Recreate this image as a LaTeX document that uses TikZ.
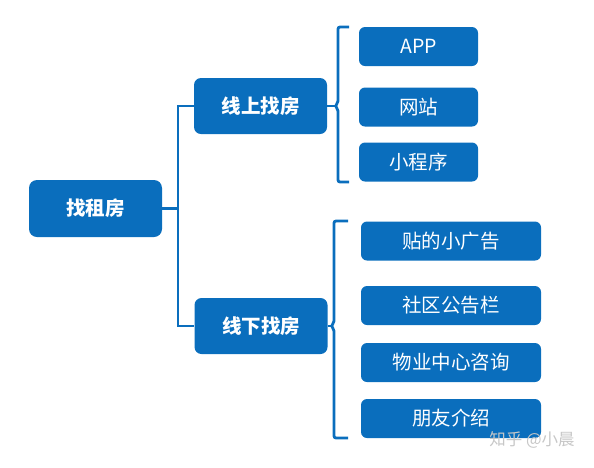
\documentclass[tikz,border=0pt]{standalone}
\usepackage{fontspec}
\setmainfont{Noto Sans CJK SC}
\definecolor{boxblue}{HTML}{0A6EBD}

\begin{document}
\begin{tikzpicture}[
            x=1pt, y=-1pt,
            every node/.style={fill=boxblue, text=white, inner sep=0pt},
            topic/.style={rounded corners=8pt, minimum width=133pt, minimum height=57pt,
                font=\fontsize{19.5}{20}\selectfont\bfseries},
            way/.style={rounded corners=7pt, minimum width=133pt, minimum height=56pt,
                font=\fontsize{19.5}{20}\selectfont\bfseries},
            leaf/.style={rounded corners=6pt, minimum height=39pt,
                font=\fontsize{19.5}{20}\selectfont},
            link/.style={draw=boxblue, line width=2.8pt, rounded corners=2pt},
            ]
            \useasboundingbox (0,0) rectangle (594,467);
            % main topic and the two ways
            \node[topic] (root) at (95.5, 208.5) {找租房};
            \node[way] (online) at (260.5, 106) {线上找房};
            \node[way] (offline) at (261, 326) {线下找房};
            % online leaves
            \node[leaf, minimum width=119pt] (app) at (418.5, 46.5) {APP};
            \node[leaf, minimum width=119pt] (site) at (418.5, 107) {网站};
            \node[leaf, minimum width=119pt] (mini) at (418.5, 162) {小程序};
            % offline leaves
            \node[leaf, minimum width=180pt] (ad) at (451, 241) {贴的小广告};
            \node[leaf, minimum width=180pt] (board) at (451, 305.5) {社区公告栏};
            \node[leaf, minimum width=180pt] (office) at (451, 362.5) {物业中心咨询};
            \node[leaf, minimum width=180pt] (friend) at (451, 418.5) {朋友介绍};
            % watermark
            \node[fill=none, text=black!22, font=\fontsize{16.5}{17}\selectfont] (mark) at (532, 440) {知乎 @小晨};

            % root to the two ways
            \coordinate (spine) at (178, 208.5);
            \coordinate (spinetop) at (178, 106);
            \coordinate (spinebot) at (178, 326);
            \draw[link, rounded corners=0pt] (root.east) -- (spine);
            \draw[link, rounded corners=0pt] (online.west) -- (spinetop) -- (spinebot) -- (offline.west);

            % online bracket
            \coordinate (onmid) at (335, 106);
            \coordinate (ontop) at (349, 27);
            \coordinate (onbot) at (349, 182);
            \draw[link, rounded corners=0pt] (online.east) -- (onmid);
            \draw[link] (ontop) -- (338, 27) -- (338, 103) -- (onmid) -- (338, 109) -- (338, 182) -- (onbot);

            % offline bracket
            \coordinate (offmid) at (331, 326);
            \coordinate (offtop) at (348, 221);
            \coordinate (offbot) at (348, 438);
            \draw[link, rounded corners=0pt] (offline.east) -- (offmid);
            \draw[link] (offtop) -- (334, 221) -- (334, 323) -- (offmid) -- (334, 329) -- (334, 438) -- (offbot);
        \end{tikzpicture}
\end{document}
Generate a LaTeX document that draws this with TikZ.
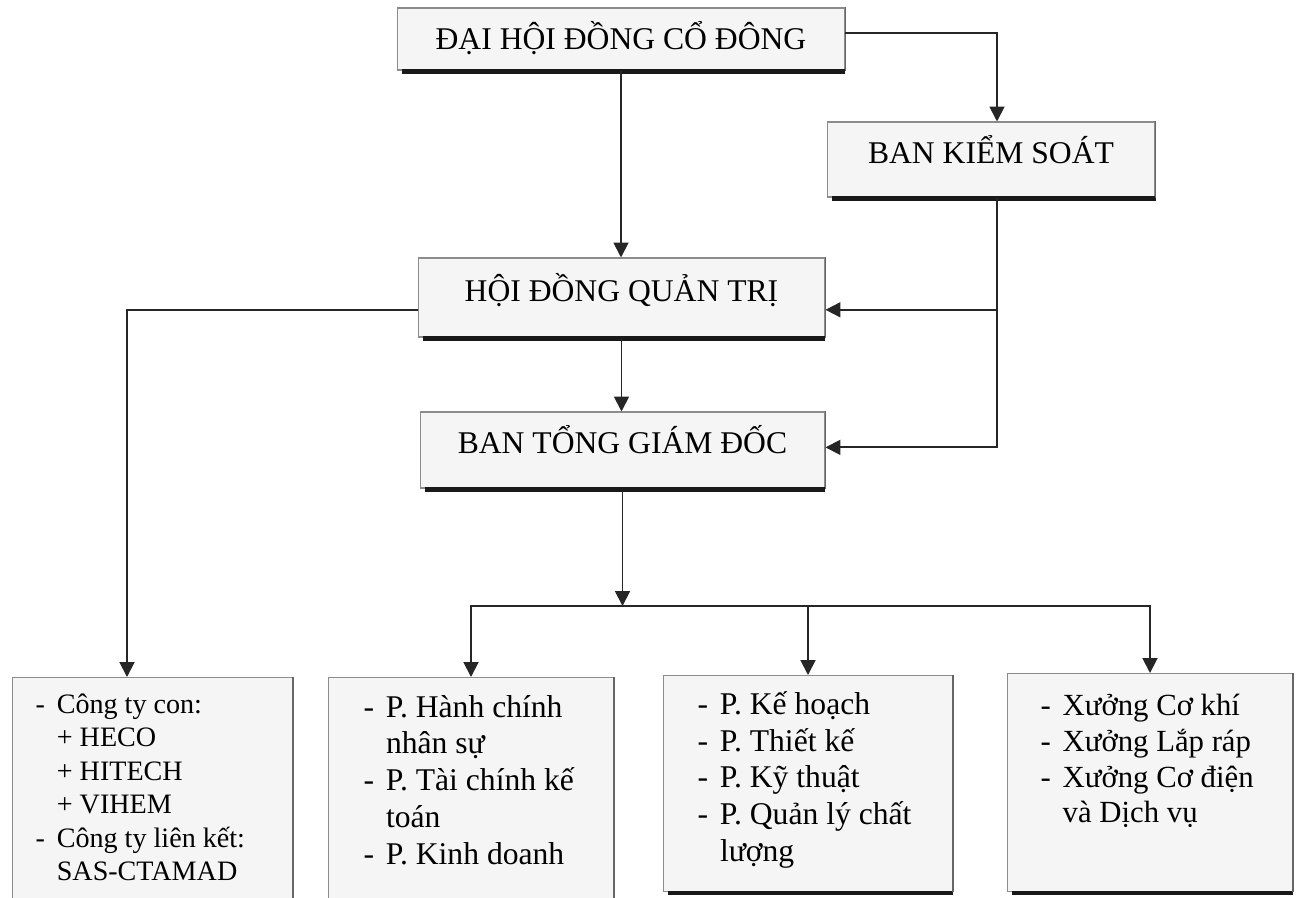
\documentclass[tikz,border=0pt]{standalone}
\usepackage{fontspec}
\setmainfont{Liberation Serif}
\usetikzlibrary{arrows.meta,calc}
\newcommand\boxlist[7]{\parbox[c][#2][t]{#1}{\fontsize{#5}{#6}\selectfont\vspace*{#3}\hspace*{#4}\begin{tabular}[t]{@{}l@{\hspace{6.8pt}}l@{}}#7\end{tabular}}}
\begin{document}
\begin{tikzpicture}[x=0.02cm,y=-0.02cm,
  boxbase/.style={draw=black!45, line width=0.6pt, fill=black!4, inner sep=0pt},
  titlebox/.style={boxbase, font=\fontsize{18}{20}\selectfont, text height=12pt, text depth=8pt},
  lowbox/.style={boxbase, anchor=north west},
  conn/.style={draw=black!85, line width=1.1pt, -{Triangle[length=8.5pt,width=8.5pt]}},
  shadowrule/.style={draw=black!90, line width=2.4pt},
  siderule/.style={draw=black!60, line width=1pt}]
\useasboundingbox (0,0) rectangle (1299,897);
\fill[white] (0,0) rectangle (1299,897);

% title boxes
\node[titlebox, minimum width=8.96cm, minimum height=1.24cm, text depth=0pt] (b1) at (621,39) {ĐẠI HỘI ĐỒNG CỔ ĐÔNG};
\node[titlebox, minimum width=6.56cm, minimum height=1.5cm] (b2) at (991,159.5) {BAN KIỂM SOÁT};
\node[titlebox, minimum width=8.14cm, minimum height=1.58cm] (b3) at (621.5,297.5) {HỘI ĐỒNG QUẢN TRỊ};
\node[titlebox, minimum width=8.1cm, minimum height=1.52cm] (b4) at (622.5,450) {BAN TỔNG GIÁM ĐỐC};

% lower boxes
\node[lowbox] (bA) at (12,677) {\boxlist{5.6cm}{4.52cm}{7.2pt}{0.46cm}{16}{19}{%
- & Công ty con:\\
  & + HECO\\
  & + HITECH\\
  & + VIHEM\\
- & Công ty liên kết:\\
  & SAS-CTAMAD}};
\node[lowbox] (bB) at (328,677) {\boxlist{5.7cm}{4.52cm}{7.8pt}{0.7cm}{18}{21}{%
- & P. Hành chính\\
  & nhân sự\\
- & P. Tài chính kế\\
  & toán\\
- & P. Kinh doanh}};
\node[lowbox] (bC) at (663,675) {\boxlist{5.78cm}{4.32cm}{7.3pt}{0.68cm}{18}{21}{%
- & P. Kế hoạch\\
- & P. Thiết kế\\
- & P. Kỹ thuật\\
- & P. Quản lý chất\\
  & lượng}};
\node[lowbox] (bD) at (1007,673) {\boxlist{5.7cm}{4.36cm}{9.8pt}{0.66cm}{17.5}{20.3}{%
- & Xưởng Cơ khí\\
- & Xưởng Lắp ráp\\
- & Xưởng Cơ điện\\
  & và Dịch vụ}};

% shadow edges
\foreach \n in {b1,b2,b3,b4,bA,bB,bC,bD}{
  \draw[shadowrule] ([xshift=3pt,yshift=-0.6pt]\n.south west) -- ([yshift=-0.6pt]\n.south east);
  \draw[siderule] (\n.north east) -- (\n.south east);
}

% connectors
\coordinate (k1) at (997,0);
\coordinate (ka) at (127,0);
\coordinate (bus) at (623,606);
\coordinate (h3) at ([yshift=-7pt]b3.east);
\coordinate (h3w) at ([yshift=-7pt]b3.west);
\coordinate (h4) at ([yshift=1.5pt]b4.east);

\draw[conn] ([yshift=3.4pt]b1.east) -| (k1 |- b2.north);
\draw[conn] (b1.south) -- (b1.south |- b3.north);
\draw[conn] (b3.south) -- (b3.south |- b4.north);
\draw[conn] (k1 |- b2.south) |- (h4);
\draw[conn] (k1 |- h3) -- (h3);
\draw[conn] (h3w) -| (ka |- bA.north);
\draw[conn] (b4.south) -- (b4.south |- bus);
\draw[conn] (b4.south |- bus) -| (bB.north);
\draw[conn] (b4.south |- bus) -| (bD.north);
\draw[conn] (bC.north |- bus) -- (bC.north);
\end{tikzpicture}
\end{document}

INSTRUCTION: Copy the records above exactly, leaving out every picture.

PROBLEM SOLUTION:
Recreate this image as a LaTeX document that uses TikZ.
\documentclass[tikz,border=0pt]{standalone}
\usepackage{fontspec}
\setmainfont{Noto Sans CJK SC}
\definecolor{boxblue}{HTML}{0A6EBD}

\begin{document}
\begin{tikzpicture}[
            x=1pt, y=-1pt,
            every node/.style={fill=boxblue, text=white, inner sep=0pt},
            topic/.style={rounded corners=8pt, minimum width=133pt, minimum height=57pt,
                font=\fontsize{19.5}{20}\selectfont\bfseries},
            way/.style={rounded corners=7pt, minimum width=133pt, minimum height=56pt,
                font=\fontsize{19.5}{20}\selectfont\bfseries},
            leaf/.style={rounded corners=6pt, minimum height=39pt,
                font=\fontsize{19.5}{20}\selectfont},
            link/.style={draw=boxblue, line width=2.8pt, rounded corners=2pt},
            ]
            \useasboundingbox (0,0) rectangle (594,467);
            % main topic and the two ways
            \node[topic] (root) at (95.5, 208.5) {找租房};
            \node[way] (online) at (260.5, 106) {线上找房};
            \node[way] (offline) at (261, 326) {线下找房};
            % online leaves
            \node[leaf, minimum width=119pt] (app) at (418.5, 46.5) {APP};
            \node[leaf, minimum width=119pt] (site) at (418.5, 107) {网站};
            \node[leaf, minimum width=119pt] (mini) at (418.5, 162) {小程序};
            % offline leaves
            \node[leaf, minimum width=180pt] (ad) at (451, 241) {贴的小广告};
            \node[leaf, minimum width=180pt] (board) at (451, 305.5) {社区公告栏};
            \node[leaf, minimum width=180pt] (office) at (451, 362.5) {物业中心咨询};
            \node[leaf, minimum width=180pt] (friend) at (451, 418.5) {朋友介绍};
            % watermark
            \node[fill=none, text=black!22, font=\fontsize{16.5}{17}\selectfont] (mark) at (532, 440) {知乎 @小晨};

            % root to the two ways
            \coordinate (spine) at (178, 208.5);
            \coordinate (spinetop) at (178, 106);
            \coordinate (spinebot) at (178, 326);
            \draw[link, rounded corners=0pt] (root.east) -- (spine);
            \draw[link, rounded corners=0pt] (online.west) -- (spinetop) -- (spinebot) -- (offline.west);

            % online bracket
            \coordinate (onmid) at (335, 106);
            \coordinate (ontop) at (349, 27);
            \coordinate (onbot) at (349, 182);
            \draw[link, rounded corners=0pt] (online.east) -- (onmid);
            \draw[link] (ontop) -- (338, 27) -- (338, 103) -- (onmid) -- (338, 109) -- (338, 182) -- (onbot);

            % offline bracket
            \coordinate (offmid) at (331, 326);
            \coordinate (offtop) at (348, 221);
            \coordinate (offbot) at (348, 438);
            \draw[link, rounded corners=0pt] (offline.east) -- (offmid);
            \draw[link] (offtop) -- (334, 221) -- (334, 323) -- (offmid) -- (334, 329) -- (334, 438) -- (offbot);
        \end{tikzpicture}
\end{document}
Generate a LaTeX document that draws this with TikZ.
\documentclass[tikz,border=0pt]{standalone}
\usepackage{fontspec}
\setmainfont{Liberation Serif}
\usetikzlibrary{arrows.meta,calc}
\newcommand\boxlist[7]{\parbox[c][#2][t]{#1}{\fontsize{#5}{#6}\selectfont\vspace*{#3}\hspace*{#4}\begin{tabular}[t]{@{}l@{\hspace{6.8pt}}l@{}}#7\end{tabular}}}
\begin{document}
\begin{tikzpicture}[x=0.02cm,y=-0.02cm,
  boxbase/.style={draw=black!45, line width=0.6pt, fill=black!4, inner sep=0pt},
  titlebox/.style={boxbase, font=\fontsize{18}{20}\selectfont, text height=12pt, text depth=8pt},
  lowbox/.style={boxbase, anchor=north west},
  conn/.style={draw=black!85, line width=1.1pt, -{Triangle[length=8.5pt,width=8.5pt]}},
  shadowrule/.style={draw=black!90, line width=2.4pt},
  siderule/.style={draw=black!60, line width=1pt}]
\useasboundingbox (0,0) rectangle (1299,897);
\fill[white] (0,0) rectangle (1299,897);

% title boxes
\node[titlebox, minimum width=8.96cm, minimum height=1.24cm, text depth=0pt] (b1) at (621,39) {ĐẠI HỘI ĐỒNG CỔ ĐÔNG};
\node[titlebox, minimum width=6.56cm, minimum height=1.5cm] (b2) at (991,159.5) {BAN KIỂM SOÁT};
\node[titlebox, minimum width=8.14cm, minimum height=1.58cm] (b3) at (621.5,297.5) {HỘI ĐỒNG QUẢN TRỊ};
\node[titlebox, minimum width=8.1cm, minimum height=1.52cm] (b4) at (622.5,450) {BAN TỔNG GIÁM ĐỐC};

% lower boxes
\node[lowbox] (bA) at (12,677) {\boxlist{5.6cm}{4.52cm}{7.2pt}{0.46cm}{16}{19}{%
- & Công ty con:\\
  & + HECO\\
  & + HITECH\\
  & + VIHEM\\
- & Công ty liên kết:\\
  & SAS-CTAMAD}};
\node[lowbox] (bB) at (328,677) {\boxlist{5.7cm}{4.52cm}{7.8pt}{0.7cm}{18}{21}{%
- & P. Hành chính\\
  & nhân sự\\
- & P. Tài chính kế\\
  & toán\\
- & P. Kinh doanh}};
\node[lowbox] (bC) at (663,675) {\boxlist{5.78cm}{4.32cm}{7.3pt}{0.68cm}{18}{21}{%
- & P. Kế hoạch\\
- & P. Thiết kế\\
- & P. Kỹ thuật\\
- & P. Quản lý chất\\
  & lượng}};
\node[lowbox] (bD) at (1007,673) {\boxlist{5.7cm}{4.36cm}{9.8pt}{0.66cm}{17.5}{20.3}{%
- & Xưởng Cơ khí\\
- & Xưởng Lắp ráp\\
- & Xưởng Cơ điện\\
  & và Dịch vụ}};

% shadow edges
\foreach \n in {b1,b2,b3,b4,bA,bB,bC,bD}{
  \draw[shadowrule] ([xshift=3pt,yshift=-0.6pt]\n.south west) -- ([yshift=-0.6pt]\n.south east);
  \draw[siderule] (\n.north east) -- (\n.south east);
}

% connectors
\coordinate (k1) at (997,0);
\coordinate (ka) at (127,0);
\coordinate (bus) at (623,606);
\coordinate (h3) at ([yshift=-7pt]b3.east);
\coordinate (h3w) at ([yshift=-7pt]b3.west);
\coordinate (h4) at ([yshift=1.5pt]b4.east);

\draw[conn] ([yshift=3.4pt]b1.east) -| (k1 |- b2.north);
\draw[conn] (b1.south) -- (b1.south |- b3.north);
\draw[conn] (b3.south) -- (b3.south |- b4.north);
\draw[conn] (k1 |- b2.south) |- (h4);
\draw[conn] (k1 |- h3) -- (h3);
\draw[conn] (h3w) -| (ka |- bA.north);
\draw[conn] (b4.south) -- (b4.south |- bus);
\draw[conn] (b4.south |- bus) -| (bB.north);
\draw[conn] (b4.south |- bus) -| (bD.north);
\draw[conn] (bC.north |- bus) -- (bC.north);
\end{tikzpicture}
\end{document}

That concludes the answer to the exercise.